Like most of the other series on this list, Alien 3 appeared to offer a natural, if downbeat, conclusion: at the insistence of Sigourney Weaver, who’d grown tired of killing monsters, Ripley took a swan dive into a lake of fire at the end of David Fincher’s troubled debut. And given the tonally odd mess that was Alien: Resurrection, I wonder whether Weaver had wished she’d left the franchise where it was.
With Ridley Scott returning to the franchise for its sort-of-prequel, Prometheus, here’s hoping that the Alien series can get the much-needed quality injection it so desperately needs.
The Amityville Horror
This series of tawdry ghost house horror flicks holds a grim fascination for me, largely because their plots appear to have been written during a visit to an opium den. The 1979 original was a swiftly-made, predictable flick based on a supposedly true story. In spite of its indifferent direction and atrocious acting, it made lots of money. And then the madness began.
Amityville II: The Possession had little to do with the original, though some critics claimed it was slightly better than the original. Amityville III was shot in 3D (seldom a good sign), and appeared to end the franchise when the demonically possessed house at the centre of it all burned down at the end.
The fourth film, Evil Escapes (1989) ignored the conflagration, and mostly focused on the exploits of a demon-possessed floor lamp. The fifth film ignored all the other films, and basically retold the story of the original Amityville, except in a different house.
Amityville 1992: It’s About Time featured a haunted clock. 1993’s A New Generation was about an evil mirror. The threat at the centre of 1996’s Amityville Dollshouse is self-explanatory.
And so it went, until Michael Bay stepped in to end the madness in 2005, with a straight remake of the original which received negative reviews but made a not unreasonable amount of money.
No doubt spurred on by the success of the Paranormal Activity films, which take the modern haunted house formula and add night-vision cameras, two more Amityville films are on the way: The Legacy 3D, due out this year, and The Lost Tapes likely to follow in 2013.
Wrong Turn
Although only the first Wrong Turn movie made it into theatres, the cannibal horror series has persisted on DVD, with the fourth, Bloody Beginnings, released last October. Given that the original is gradually approaching its 10th birthday, expect a big-budget remake from Platinum Dunes to arrive at some point in the next few years.
Saw
Between 2004 and 2010, the Saw franchise became a regular Halloween fixture at the cinema, as filmgoers queued up to see what bloody deaths its makers had come up with. While results varied, each one was a big hit, making between five and ten times its initial investment – the kind of statistics that have film producers everywhere salivating.

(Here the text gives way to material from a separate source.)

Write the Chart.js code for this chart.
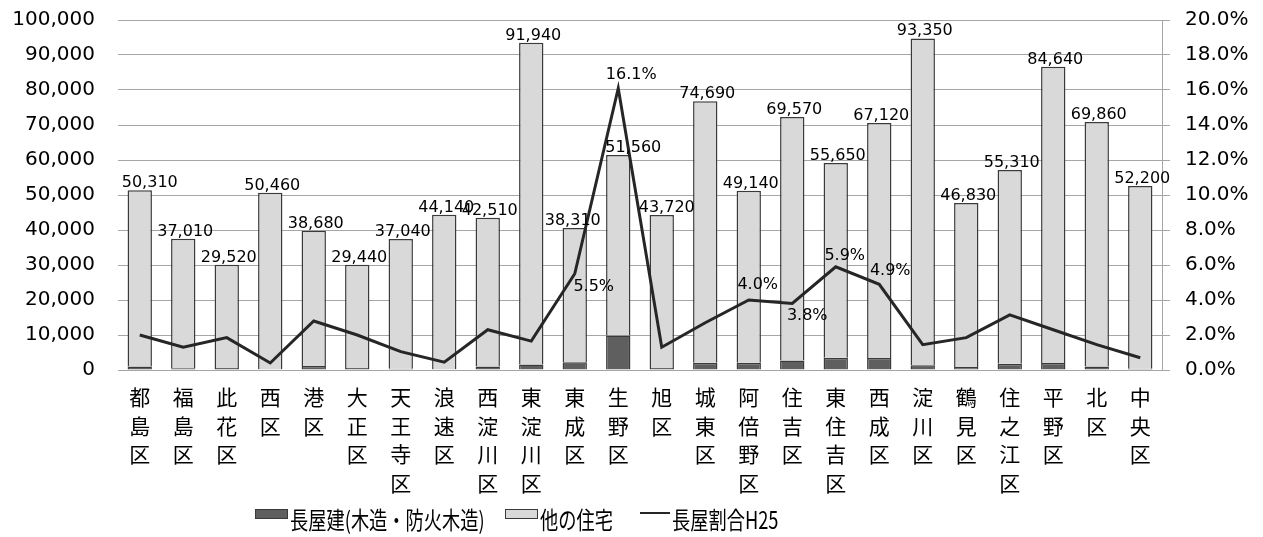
<!DOCTYPE html>
<html lang="ja">
<head>
<meta charset="utf-8">
<title>長屋建の割合</title>
<script src="https://cdn.jsdelivr.net/npm/chart.js@4.4.1/dist/chart.umd.min.js"></script>
<style>
  html, body { margin: 0; padding: 0; background: #fff; }
  #wrap { position: relative; width: 1263px; height: 537px; }
  #legend { position: absolute; left: 0; top: 0; width: 1263px; height: 537px; pointer-events: none; }
  #legend .key { position: absolute; top: 509px; width: 31px; height: 8px; border: 1px solid #3a3a3a; }
  #legend .key.dark { left: 255px; background: #5f5f5f; }
  #legend .key.light { left: 505px; background: #d9d9d9; }
  #legend .key.line { left: 640px; top: 512px; width: 30px; height: 2px; border: 0; background: #262626; }
  #legend .txt {
    position: absolute; top: 501px; line-height: 24px; white-space: nowrap;
    font: 24px "Noto Sans CJK JP", sans-serif; color: #000;
    transform: scaleX(0.76); transform-origin: left center;
  }
</style>
</head>
<body>
<div id="wrap">
  <canvas id="nagayaChart" width="1263" height="537"></canvas>
  <div id="legend">
    <i class="key dark"></i><span class="txt" style="left:290px">長屋建(木造・防火木造)</span>
    <i class="key light"></i><span class="txt" style="left:540px">他の住宅</span>
    <i class="key line"></i><span class="txt" style="left:672px">長屋割合H25</span>
  </div>
</div>
<script>
// 区名（縦書きにするため1文字ずつ）
const wards = ['都島区', '福島区', '此花区', '西区', '港区', '大正区', '天王寺区', '浪速区',
  '西淀川区', '東淀川区', '東成区', '生野区', '旭区', '城東区', '阿倍野区', '住吉区',
  '東住吉区', '西成区', '淀川区', '鶴見区', '住之江区', '平野区', '北区', '中央区'];

// 長屋建（木造・防火木造）の戸数
const nagaya = [1030, 490, 560, 200, 1110, 600, 390, 200, 1000, 1540, 2230, 9890,
  580, 2070, 2050, 2750, 3490, 3460, 1370, 880, 1800, 1990, 1030, 370];

// 他の住宅の戸数
const otherHousing = [50310, 37010, 29520, 50460, 38680, 29440, 37040, 44140, 42510, 91940, 38310, 51560,
  43720, 74690, 49140, 69570, 55650, 67120, 93350, 46830, 55310, 84640, 69860, 52200];

// 長屋割合 H25 (%)
const nagayaRatio = [2.0, 1.3, 1.85, 0.4, 2.8, 2.0, 1.05, 0.45, 2.3, 1.65, 5.5, 16.1,
  1.3, 2.7, 4.0, 3.8, 5.9, 4.9, 1.45, 1.85, 3.15, 2.3, 1.45, 0.7];

// 割合ラベルを出す区と、点からのずらし量 [dx, dy]
const ratioLabelShift = { 10: [19, 13], 11: [13, -13], 14: [9, -15], 15: [15, 12], 16: [9, -11], 17: [11, -13] };
// 戸数ラベルの横ずらし（指定なしは 2px）
const barLabelShift = { 0: 10, 10: -2, 11: 15, 12: 5 };

const gridGray = '#a6a6a6';
const numFont = { family: '"DejaVu Sans"', size: 20 };

// 縦軸の幅を固定し、目盛ラベル分の上下余白は取らない
const fixWidth = w => s => {
  s.width = w;
  s.paddingTop = 0;
  s.paddingBottom = 0;
};

// 棒の上の戸数と、一部の点の割合を描く
const valueLabels = {
  id: 'valueLabels',
  afterDatasetsDraw(chart) {
    const ctx = chart.ctx;
    ctx.save();
    ctx.font = '16px "DejaVu Sans"';
    ctx.fillStyle = '#000';
    ctx.textAlign = 'center';
    ctx.textBaseline = 'alphabetic';
    chart.getDatasetMeta(2).data.forEach((bar, i) => {
      const dx = barLabelShift[i] !== undefined ? barLabelShift[i] : 2;
      ctx.fillText(otherHousing[i].toLocaleString('en-US'), bar.x + dx, bar.y - 3);
    });
    ctx.textBaseline = 'middle';
    const pts = chart.getDatasetMeta(0).data;
    Object.keys(ratioLabelShift).forEach(k => {
      const [dx, dy] = ratioLabelShift[k];
      ctx.fillText(nagayaRatio[k].toFixed(1) + '%', pts[k].x + dx, pts[k].y + dy);
    });
    ctx.restore();
  }
};

new Chart(document.getElementById('nagayaChart'), {
  type: 'bar',
  data: {
    labels: wards.map(w => w.split('')),
    datasets: [
      {
        type: 'line',
        label: '長屋割合H25',
        data: nagayaRatio,
        yAxisID: 'y1',
        borderColor: '#262626',
        borderWidth: 3,
        pointRadius: 0,
        tension: 0,
        order: 0
      },
      {
        label: '長屋建(木造・防火木造)',
        data: nagaya,
        backgroundColor: '#5f5f5f',
        borderColor: '#3a3a3a',
        borderWidth: 1.5,
        order: 1
      },
      {
        label: '他の住宅',
        data: otherHousing,
        backgroundColor: '#d9d9d9',
        borderColor: '#3a3a3a',
        borderWidth: 1.5,
        order: 1
      }
    ]
  },
  options: {
    responsive: false,
    animation: false,
    datasets: { bar: { categoryPercentage: 1, barPercentage: 0.56 } },
    layout: { padding: { top: 20, left: 0, right: 0, bottom: 0 } },
    plugins: { legend: { display: false }, tooltip: { enabled: false } },
    scales: {
      x: {
        stacked: true,
        grid: { display: false, drawTicks: false },
        border: { display: true, color: gridGray },
        ticks: {
          autoSkip: false,
          maxRotation: 0,
          padding: 13,
          color: '#000',
          font: { family: '"Noto Sans CJK JP"', size: 21, lineHeight: 1.36 }
        },
        afterFit: s => { s.height = 167; }
      },
      y: {
        stacked: true,
        position: 'left',
        min: 0,
        max: 100000,
        grid: { color: gridGray, drawTicks: false },
        border: { display: false },
        ticks: {
          stepSize: 10000,
          padding: 23,
          color: '#000',
          font: numFont,
          callback: v => v.toLocaleString('en-US')
        },
        afterFit: fixWidth(118)
      },
      y1: {
        position: 'right',
        min: 0,
        max: 20,
        grid: { drawOnChartArea: false, drawTicks: true, tickLength: 8, color: gridGray },
        border: { display: true, color: gridGray },
        ticks: {
          stepSize: 2,
          padding: 15,
          color: '#000',
          font: numFont,
          callback: v => v.toFixed(1) + '%'
        },
        afterFit: fixWidth(101)
      }
    }
  },
  plugins: [valueLabels]
});
</script>
</body>
</html>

The Saw franchise is unusual, in fact, for not outstaying its welcome – where most horror series see a dip in popularity, fans remained faithful right up to the seventh and final film, Saw 3D. But this is the horror genre, and franchises never stay dead for long if they’re popular. Last year, series creator James Wan admitted that, “[Saw] is finished for now, but since it's such a huge, well-known franchise, it's gonna come back at some point.”
The future
Although a comparatively new series, the success of the Paranormal Activity movies shows no sign of abating. The third film made more than $200million, and naturally, there’s another on the way next year. And given just how cheap these films are to make, it’s likely we’ll see more sequels, prequels and spin-offs for many years to come.